Miss Bacon was introduced to Asquam Lake by General Armstrong. The General had visited Boston while fund raising for Hampton in the 80's and through friends had come to the lake to rest and fish. He had a keen interest in the work of Henry Balch, who started the first boys camp in America on Chocorua Island (now Church Island) in 1881 and stayed there when he came to the lake. Miss Bacon spent the summer of 1896 at the pioneer Pinehurst Camp just east of the present Deephaven land. This was owned by Rev. H.B. Frissell, Chaplain and later President of Hampton Institute. This experience suggested another project to Miss Bacon, a place where people who lived intensely during the winter could come for a summer vacation in an atmosphere of the simplest and most basic nature. The story goes that one day as she was canoeing, a stiff wind came up, and she sought the protection of a deep cove.
Here, she said,
is where I want my camp, and before she left that summer, she had purchased the land for Deephaven.
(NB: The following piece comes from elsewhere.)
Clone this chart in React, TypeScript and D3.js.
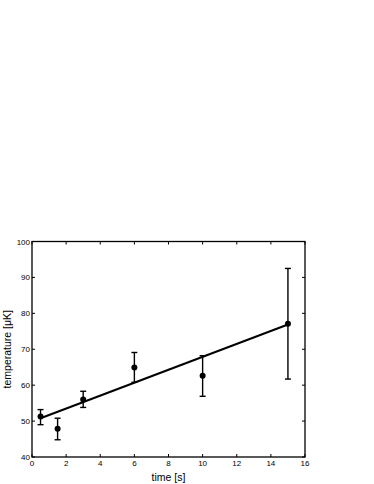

With her that summer was the widow of General Armstrong, Mary Alice, who was also a teacher at Hampton.
In June of 1897 Deephaven Camps was opened on a business basis, but it was expected that it would only pay expenses. The original Longhouse, destroyed by fire in 1907, and the kitchen and dining room with tent roof were the only buildings ready for use. The living room of
Brown Betty was built that summer as a cottage. The dining room was between the Longhouse and where Point of View now stands. It later burned and was rebuilt on its present site.
From the beginning the camp was filled, and among the guests there were, as ever since, men and women well known in university and literary circles and in public life.
Miss Bacon had a special faculty for interesting everybody in work for the common good. Campers dug up rocks to make better paths and cut underbrush and wood for the fires. Whatever was to be done, there were always ready hands, hearts, and brains to do it.